Tuesday, September 1, 2020

Shangri-La Springs: Haven for Health



Florida has at least 1,000 artesian springs and my new book, Florida's Healing Waters, documents twenty-two spas that were built adjacent to mineral springs during the Gilded Age. They range from places so popular that entire towns developed around the facilities, such as Green Cove and White Springs, to others so ephemeral that the only evidence they ever existed is in the travel literature of the time, such as Moncrief Spring near Jacksonville. It is also likely that many springs were used for therapeutic bathing by locals, but never commercially developed. And some facilities were enhanced with the addition of water from artesian wells, or "pseudo springs." 

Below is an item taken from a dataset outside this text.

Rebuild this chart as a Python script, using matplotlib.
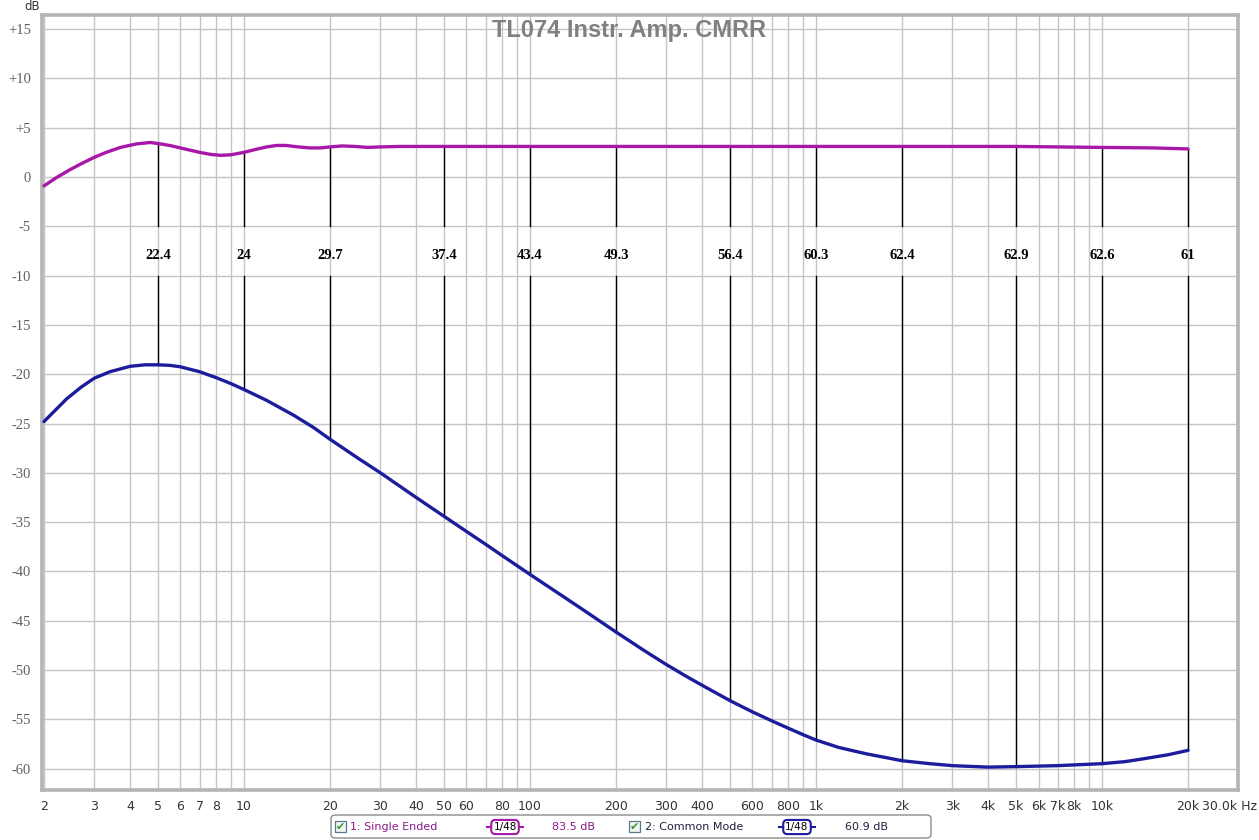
import numpy as np
import matplotlib
matplotlib.use("Agg")
import matplotlib.pyplot as plt
from matplotlib.lines import Line2D
from matplotlib.patches import FancyBboxPatch, Rectangle

# --- data ---
freq_se = [2, 2.2, 2.45, 2.7, 3.0, 3.3, 3.7, 4.2, 4.7, 5.0, 5.5, 6.2, 7.0, 7.7, 8.3, 9.0,
           10, 11, 12, 13, 14, 15.5, 17, 18.5, 20, 22, 24.5, 27, 30, 35, 50, 100, 200,
           500, 1000, 2000, 5000, 10000, 15000, 20000]
db_se = [-0.9, -0.1, 0.7, 1.35, 2.0, 2.5, 3.0, 3.35, 3.5, 3.4, 3.2, 2.85, 2.5, 2.28, 2.2,
         2.25, 2.5, 2.8, 3.05, 3.2, 3.2, 3.05, 2.95, 2.95, 3.05, 3.15, 3.1, 3.0, 3.05, 3.1,
         3.1, 3.1, 3.1, 3.1, 3.1, 3.1, 3.1, 3.0, 2.95, 2.85]

freq_cm = [2, 2.2, 2.4, 2.7, 3, 3.4, 4, 4.5, 5, 5.5, 6, 7, 8, 9, 10, 12, 15, 17.5, 20, 25,
           30, 40, 50, 60, 70, 80, 100, 150, 200, 250, 300, 350, 400, 500, 600, 700, 800,
           900, 1000, 1200, 1500, 2000, 2500, 3000, 4000, 5000, 7000, 10000, 12000, 14000,
           17000, 20000]
db_cm = [-24.8, -23.6, -22.5, -21.3, -20.4, -19.75, -19.2, -19.05, -19.05, -19.1, -19.25,
         -19.75, -20.35, -20.95, -21.55, -22.65, -24.2, -25.4, -26.6, -28.5, -30.0, -32.5,
         -34.4, -35.95, -37.25, -38.4, -40.3, -43.7, -46.15, -48.0, -49.45, -50.6, -51.55,
         -53.1, -54.25, -55.15, -55.9, -56.55, -57.1, -57.85, -58.5, -59.2, -59.5, -59.7,
         -59.85, -59.8, -59.7, -59.5, -59.3, -59.0, -58.6, -58.15]

marker_freq = [5, 10, 20, 50, 100, 200, 500, 1000, 2000, 5000, 10000, 20000]
marker_text = ["22.4", "24", "29.7", "37.4", "43.4", "49.3", "56.4", "60.3", "62.4",
               "62.9", "62.6", "61"]

xtick_vals = [2, 3, 4, 5, 6, 7, 8, 10, 20, 30, 40, 50, 60, 80, 100, 200, 300, 400, 600,
              800, 1000, 2000, 3000, 4000, 5000, 6000, 7000, 8000, 10000, 20000]
xtick_labels = ["2", "3", "4", "5", "6", "7", "8", "10", "20", "30", "40", "50", "60", "80",
                "100", "200", "300", "400", "600", "800", "1k", "2k", "3k", "4k", "5k",
                "6k", "7k", "8k", "10k", "20k"]
x_end_label = "30.0k Hz"
ytick_vals = list(range(15, -61, -5))
ytick_labels = ["+15", "+10", "+5", "0"] + [str(v) for v in ytick_vals[4:]]

W, H = 1259, 840
fig = plt.figure(figsize=(W / 100, H / 100), dpi=100)
fig.patch.set_facecolor("white")

def fx(px):
    return px / W

def fy(py):
    return 1 - py / H

L, R, T, B = 42, 1238, 15, 790
ax = fig.add_axes([fx(L), fy(B), fx(R - L), (B - T) / H])
ax.set_xscale("log")
ax.set_xlim(1.968, 29900)
ax.set_ylim(-62.17, 16.43)

# grid: every 1-9 multiple on x, every 5 dB on y
grid_x = [m * 10 ** e for e in range(0, 5) for m in range(1, 10)]
grid_x = [g for g in grid_x if 2 <= g <= 30000]
for g in grid_x:
    ax.axvline(g, color="#c4c4c4", lw=1.0, zorder=0)
for v in ytick_vals:
    ax.axhline(v, color="#c4c4c4", lw=1.0, zorder=0)

ax.plot(freq_se, db_se, color="#a818a8", lw=2.4, zorder=3, solid_capstyle="round",
        solid_joinstyle="round")
ax.plot(freq_cm, db_cm, color="#1c1c9c", lw=2.4, zorder=3, solid_capstyle="round",
        solid_joinstyle="round")

# CMRR markers
lf_se = np.log10(freq_se)
lf_cm = np.log10(freq_cm)
for f, t in zip(marker_freq, marker_text):
    top = np.interp(np.log10(f), lf_se, db_se)
    bot = np.interp(np.log10(f), lf_cm, db_cm)
    ax.plot([f, f], [top, -5], color="black", lw=1.0, zorder=2)
    ax.plot([f, f], [-10, bot], color="black", lw=1.0, zorder=2)
    ax.text(f, -8, t, ha="center", va="center", fontsize=10.5, fontweight="bold",
            family="Liberation Serif", color="black", zorder=4)

ax.set_xticks(xtick_vals)
ax.set_xticklabels(xtick_labels, family="DejaVu Sans", fontsize=9, color="#333333")
ax.set_xticks([], minor=True)
ax.set_yticks(ytick_vals)
ax.set_yticklabels(ytick_labels, family="Liberation Serif", fontsize=10.5, color="#606060")
ax.tick_params(axis="both", length=0)
ax.tick_params(axis="x", pad=7)
ax.tick_params(axis="y", pad=8)
for s in ax.spines.values():
    s.set_color("#b4b4b4")
    s.set_linewidth(2.6)

fig.text(fx(1257), fy(806), x_end_label, ha="right", va="center", fontsize=9,
         family="DejaVu Sans", color="#333333")

fig.text(fx(629), fy(30), "TL074 Instr. Amp. CMRR", ha="center", va="center",
         fontsize=17, fontweight="bold", family="Liberation Sans", color="#808080", zorder=5)
fig.text(fx(32), fy(6), "dB", ha="center", va="center", fontsize=8.5,
         family="DejaVu Sans", color="#333333")

# legend strip at the bottom
fig.add_artist(FancyBboxPatch((fx(331), fy(838)), fx(600), (838 - 815) / H,
                              boxstyle="round,pad=0,rounding_size=0.004",
                              transform=fig.transFigure, fc="white", ec="#8c8c8c", lw=1.0))
ly = fy(827)

def checkbox(px):
    fig.add_artist(Rectangle((fx(px - 5), fy(832)), fx(11), 11 / H, transform=fig.transFigure,
                             fc="#f4f4f4", ec="#5a7a8a", lw=0.9))
    fig.text(fx(px + 0.5), ly, "\u2714", ha="center", va="center", fontsize=8,
             family="DejaVu Sans", color="#2a9a2a")

def smooth_box(px, col):
    fig.add_artist(Line2D([fx(px - 18), fx(px + 18)], [ly, ly], color=col, lw=1.5,
                          transform=fig.transFigure))
    fig.text(fx(px), ly, "1/48", ha="center", va="center", fontsize=7.5,
             family="DejaVu Sans", color="black",
             bbox=dict(boxstyle="round,pad=0.2,rounding_size=0.4", fc="white", ec=col, lw=1.5))

checkbox(340)
fig.text(fx(350), ly, "1: Single Ended", ha="left", va="center", fontsize=8,
         family="DejaVu Sans", color="#8a1a8a")
smooth_box(505, "#a818a8")
fig.text(fx(552), ly, "83.5 dB", ha="left", va="center", fontsize=8,
         family="DejaVu Sans", color="#8a1a8a")
checkbox(634)
fig.text(fx(645), ly, "2: Common Mode", ha="left", va="center", fontsize=8,
         family="DejaVu Sans", color="#202040")
smooth_box(797, "#1c1c9c")
fig.text(fx(845), ly, "60.9 dB", ha="left", va="center", fontsize=8,
         family="DejaVu Sans", color="#202040")

fig.savefig("out.png", dpi=100)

Most of these spring-based spas tended to be in the northern part of Florida where there is a higher concentration of springs. A handful existed in Central Florida, but one of the few that was built in South Florida was the spa at Shangri-La Springs in Lee County. 

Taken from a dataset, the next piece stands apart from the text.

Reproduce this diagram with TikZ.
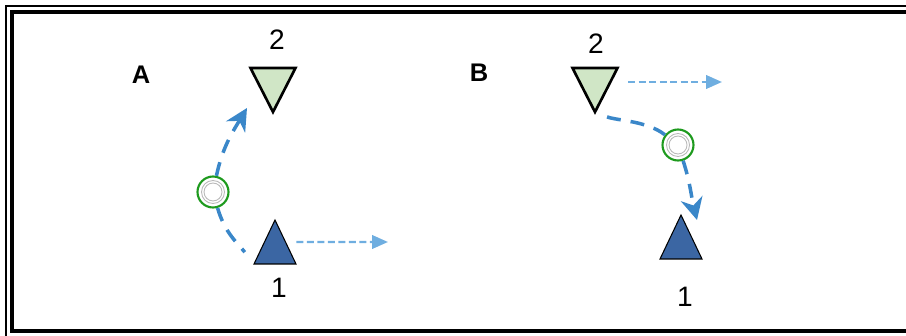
\documentclass[tikz,border=0pt]{standalone}
\usepackage{fontspec}
\setmainfont{Liberation Sans}
\usetikzlibrary{arrows.meta,shapes.geometric}
\definecolor{leafgreen}{RGB}{208,230,198}
\definecolor{deepblue}{RGB}{59,102,163}
\definecolor{flowblue}{RGB}{58,135,201}
\definecolor{moveblue}{RGB}{111,174,224}
\definecolor{ringgreen}{RGB}{30,154,30}

\begin{document}
\begin{tikzpicture}[x=0.02cm, y=0.02cm,
  upsite/.style = {isosceles triangle, isosceles triangle stretches, shape border rotate=90,
    draw, fill=deepblue, line width=0.6pt, inner sep=0pt, outer sep=0pt,
    minimum width=0.84cm, minimum height=0.88cm, anchor=apex},
  downsite/.style = {isosceles triangle, isosceles triangle stretches, shape border rotate=270,
    draw, fill=leafgreen, line width=1.5pt, inner sep=0pt, outer sep=0pt,
    minimum width=0.9cm, minimum height=0.88cm, anchor=apex},
  hub/.style = {circle, draw=ringgreen, line width=1.2pt, fill=white, minimum size=0.62cm, inner sep=0pt,
    path picture={\draw[gray!55, line width=0.5pt] (path picture bounding box.center) circle (0.23cm) circle (0.18cm);}},
  flow/.style = {flowblue, line width=2pt, dash pattern=on 0.28cm off 0.2cm},
  flowtip/.style = {flow, -{Stealth[length=0.44cm, width=0.44cm, inset=0.14cm]}},
  move/.style = {moveblue, line width=1.4pt, dash pattern=on 0.14cm off 0.07cm, -{Triangle[length=0.32cm, width=0.27cm]}},
  tag/.style = {font=\fontsize{14.5}{16}\selectfont\bfseries},
  num/.style = {font=\fontsize{16}{18}\selectfont}]
\useasboundingbox (0,0) rectangle (906,335);
\clip (0,0) rectangle (906,335);

% frame
\draw[line width=1.7pt] (6,-20) |- (930,329);
\draw[line width=1.8pt] (930,4) -| (12,323) -- (930,323);

% A
\node[tag] (lA) at (141,260) {A};
\node[downsite] (tA2) at (273,223) {};
\node[upsite] (tA1) at (275,115) {};
\node[num] (nA2) at (277,295) {2};
\node[num] (nA1) at (279,47) {1};
\node[hub] (cA) at (213,143) {};
\coordinate (tipA) at (247,227);
\coordinate (mA) at (388,93);

\draw[flow, shorten >=0.3cm] (cA) to[out=-74, in=128] (tA1.left corner);
\draw[flowtip] (cA) to[out=78, in=-121] (tipA);
\draw[move, shorten <=0.22cm] (tA1.right side) -- (mA);

% B
\node[tag] (lB) at (479,262) {B};
\node[downsite] (tB2) at (595,223) {};
\node[upsite] (tB1) at (681,120) {};
\node[num] (nB2) at (596,291) {2};
\node[num] (nB1) at (685,38) {1};
\node[hub] (cB) at (678,190) {};
\coordinate (tipB) at (697,115);
\coordinate (mB) at (722,253);

\draw[flow, shorten <=0.26cm] (tB2.apex) to[out=-22, in=142, looseness=0.8] (cB);
\draw[flowtip] (cB) to[out=-72, in=104] (tipB);
\draw[move, shorten <=0.44cm] (tB2.left side |- mB) -- (mB);
\end{tikzpicture}
\end{document}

The spa originated when Harvie E. Heitman, a prolific businessman and early developer of Southwest Florida’s Lee County, and his brother built Bonita Springs’ Heitman Hotel in 1921 as a built as a place for potential real estate investors to stay. The town of Bonita Springs is said to be named for a sulphur spring on the hotel grounds (the town was previously known by the unremarkable name, Survey.) It is claimed that the spring was sacred to the Calusa Indians who lived in the area hundreds of years ago.
Heitman died in 1922 and the hotel endured several owners and multiple name changes until osteopath Dr. Charles Gnau bought the property in 1962. It was Gnau who saw the potential of the resort as a place of healing centered around the spring. Gnau believed the water of the spring “compared favorably” to the famed waters of the Baden-Baden Spring in Germany. He was ahead of his time, advocating for a holistic approach to health, including eating organic produce and exercising regularly. Gnau built a spring-fed pool with an Indian maiden statue to the property. The next owner, Dr. R.J. Cheatham renamed the resort the Shangri-La Hotel and developed it into an institute of hygiene.

Today the Shangri-La Springs resort is operated as a day spa, hotel, and restaurant, offering locally grown organic food and a variety of spa treatments including massage, reiki, saunas, reflexology, and aromatherapy.